Architects plan a new roost for Whitehorse’s entrepreneurs

Budding entrepreneurs in Whitehorse may soon have a new place to work, brainstorm, and connect.

Budding entrepreneurs in Whitehorse may soon have a new place to work, brainstorm, and connect.

A crowd of people gathered in a bare, unfinished room on the upper level of Horwood’s Mall on the evening of June 24 to learn about a plan to turn the space into a coworking hub. Among them were graphic designers, web developers, and freelancers looking for an affordable place to set up shop in a city where real estate so often comes at a premium.

Antonio Zedda, an architect who owns the mall with his business partner, Jack Kobayashi, said Whitehorse needs a creative space where entrepreneurs can share ideas and support each other.

“We’re trying to focus specifically on people who are actually starting up something,” he said. “People who have an idea that they want to develop and they can’t afford much more than a work station at this time, but they would benefit from having others around them that are maybe working on similar ideas.”

Zedda said the design of the coworking space will depend on his clients’ needs, but he’s expecting that many entrepreneurs will be looking for short-term rentals – a place to work while they launch their business or idea.

He also wants to keep the place affordable, and plans to charge just enough to cover his costs.

“We’re not interested in making a profit here,” he said. “We’re not seeing this as a money-making venture.”

Coworking spaces have cropped up across Canada in recent years. They offer amenities one would expect to find in any office space – wireless Internet, coffee, photocopiers. But they cater to freelancers who work odd hours on a temporary basis, and often on a shoestring budget.

Zedda said there’s been a real change in work culture over the last 20 years.

“People are much more mobile, they’re much less committed to physical space,” he said. “They have different lifestyles where they’re not working eight hours a day, and so they want to be able to work in a space or have a space that’s flexible like their lifestyle.”

There are other reasons why a coworking space might be a good fit for Whitehorse.

Jaret Slipp, one of the guests at Wednesday’s launch party, works as a contractor in leadership education. He said he and his wife often work from home, but since they live in a cabin on the outskirts of town, that’s not ideal.

“We don’t have great Internet where we are, and it’s expensive to get really high-speed Internet,” he said. “And we don’t have a place to meet.”

He said he often ends up coming into town to work from coffee shops, but that can be distracting. He believes a coworking space could be the perfect solution. “I think it fits for any city, but I think Whitehorse needs it,” he said.

Sarah Frey, who plans to go back to school in the fall, hopes to use the space for studying.

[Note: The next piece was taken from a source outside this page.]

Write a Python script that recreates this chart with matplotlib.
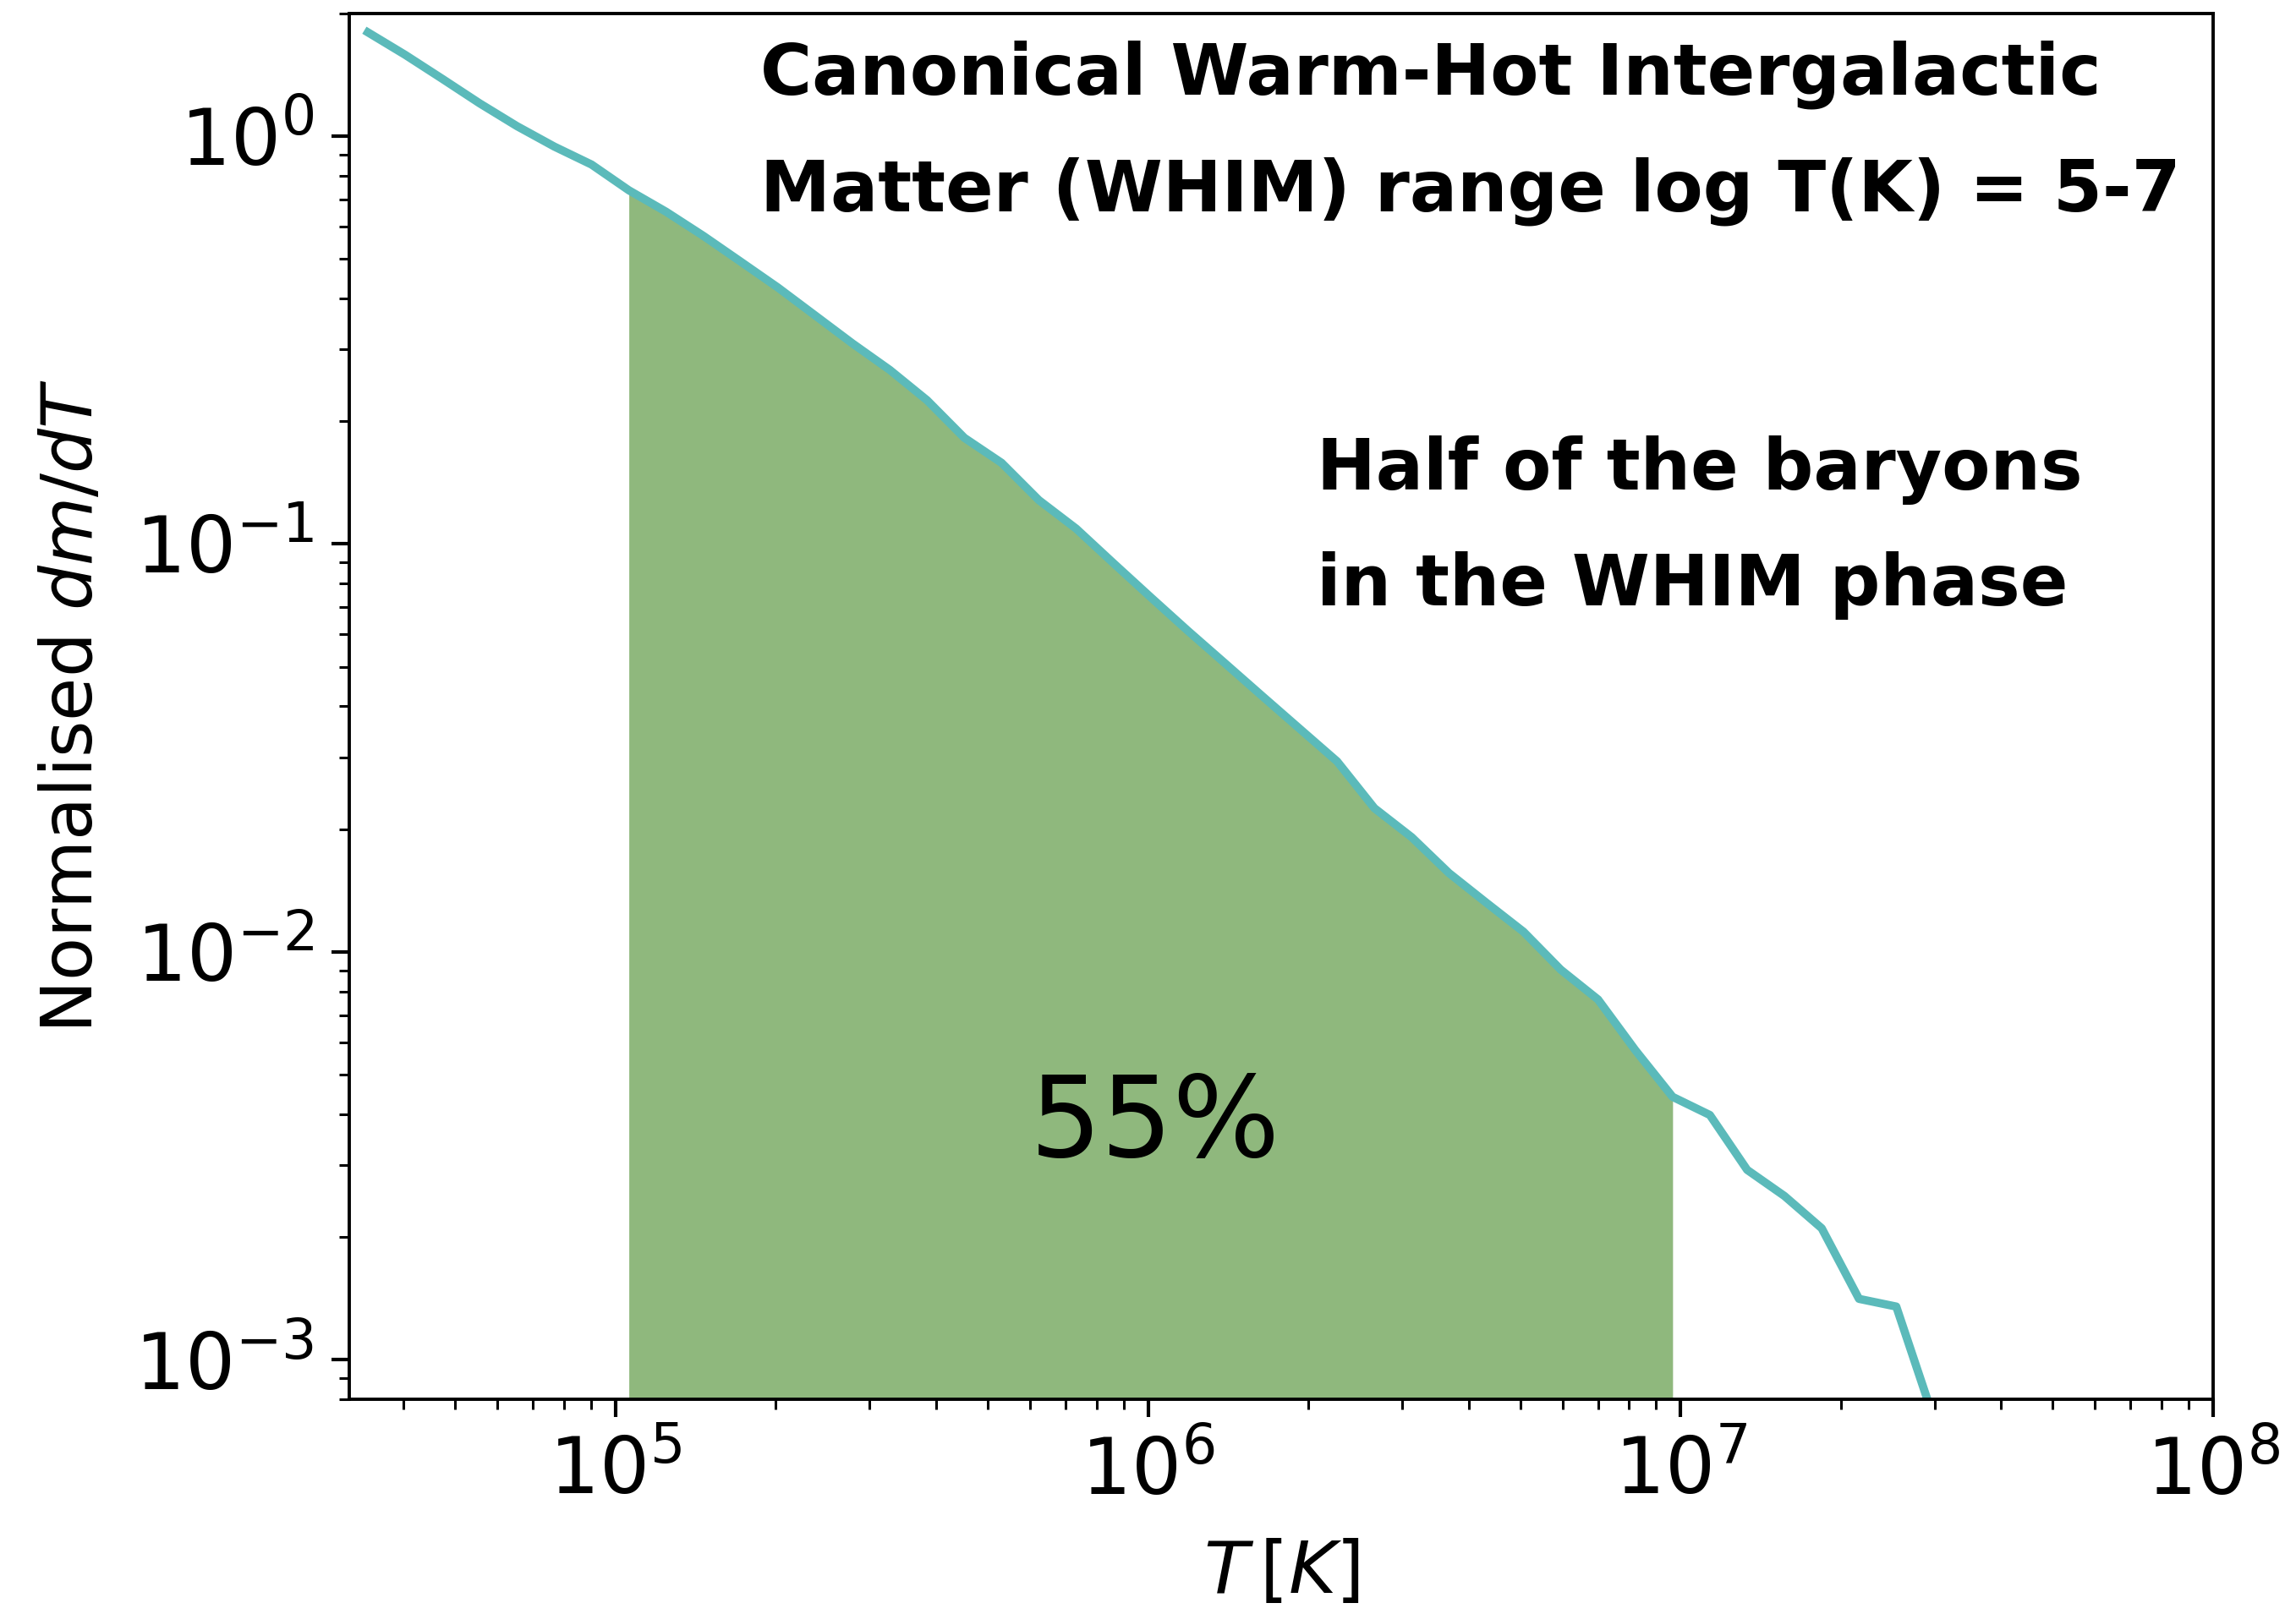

She said the library and coffee shops close early in Whitehorse, and she doesn’t have a place to work from home.

“So this solves a lot of my problems in terms of finding a stable place that has kind of that productive energy,” she said.

But coworking isn’t just about a desk and high-speed Internet, according to Charlyne Fothergill, who attended Wednesday’s event. She helped start a coworking space in Vancouver, and now works with a program that trains junior web developers. She hopes some of her freelance students will take advantage of this space.

“There’s just such a benefit to get out of your basement, get into a community that is collaborative,” she said. “Coworking’s not just about having access to cheap office space or a better photocopier than you have at home. It is about connecting people who are collaborative by nature.”

By the end of Wednesday’s launch party, at least nine people were willing to commit to renting room in the coworking space, Zedda said. That would be more than enough to launch the project.

He said the next step is to put together a formal business plan for the space.